One such obligation is a minute book. Under Section 20 of the Canada Business Corporations Act and Section 140 of the Ontario Business Corporations Act, a corporation must keep certain corporate records at its registered office. A minute book is a binder which includes documents that are relevant to the creation, organization, and ongoing business affairs of your corporation. Upon request, a corporation’s shareholders and creditors (such as banks, lenders or suppliers) may examine the following records which must be included in your minute book when your company is incorporated:
- Articles of Incorporation, by-laws and their amendments and any unanimous shareholder agreements;
- minutes of meetings and resolutions of shareholders;
- copies of certain forms that have been filed, for example Initial Registered Office Address and First Board of Directors, Change of Registered Office Address and Changes Regarding Directors; and
- a share register showing the names and addresses of all shareholders and details of shares held.
Other parties that may request to view your minute book are the Canada Revenue Agency, your accountant, and a potential purchaser of your business.
Your obligations under corporate law do not end once your minute book has been created during the incorporation process. Yearly and ongoing maintenance of your minute book should include the following:
- appointment and resignation of directors or officers
- appointment of accountants and/or auditors (if applicable)
- approval of financial statements
- recording dividends declared and paid to shareholders
- recording the existence of shareholder loans
- the approval of transactional business for the past year
- recording of share transfers and shareholders
- changes in corporate structure, ownership, articles, by-laws, etc.
The Purchase and Sale of your business
When negotiating the sale of your business, the buyer’s lawyer will want to examine the minute book to see who the directors and officers are (to ensure that the person signing the share purchase agreement has the requisite authority to do so). The purchaser will also want to confirm who the shareholders are, what class of shares they own, and how many shares have been issued.
If the minute book has to be updated going back several years, the professional fees associated with piecing together your documents and information will most likely be more costly than if you maintain your minute book on an ongoing basis.
Consequences of not having a Minute Book
In addition to increased professional fees, although rare, government agencies may fine your corporation for not abiding by the law.
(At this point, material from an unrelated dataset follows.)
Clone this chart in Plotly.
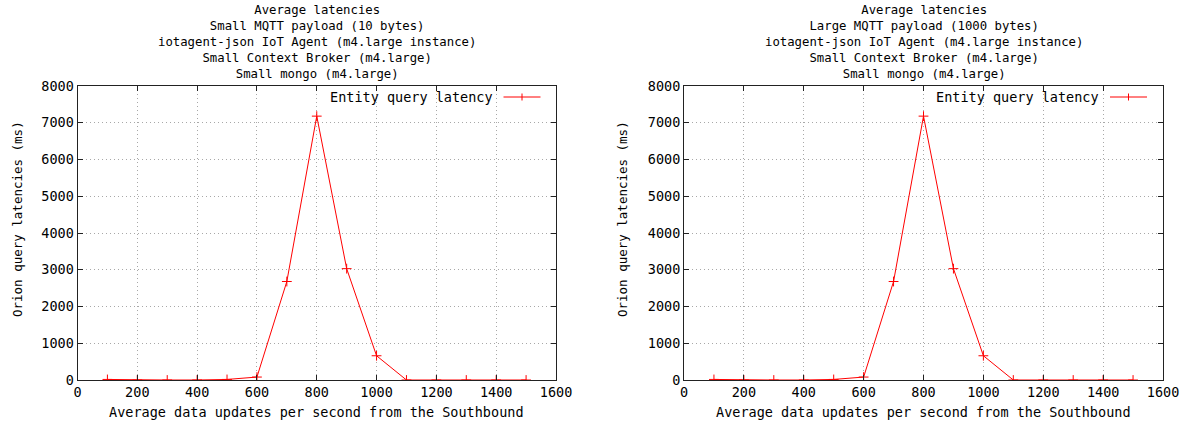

At the same time, certain transactions you make during the year can be scrutinized, questioned and even worse, amended in a manner which could have negative financial and tax implications. For example, if your corporation did not accurately record declared and paid dividends to shareholders during the year, the Canada Revenue Agency would have the ability to challenge the dividend characterization and re-assess the payment as a regular salary. This would result in negative tax implications and would require further payments such as the Canada Pension Plan. Having a board resolution in your minute book approving the dividend would help provide evidence of how the payment should be characterized.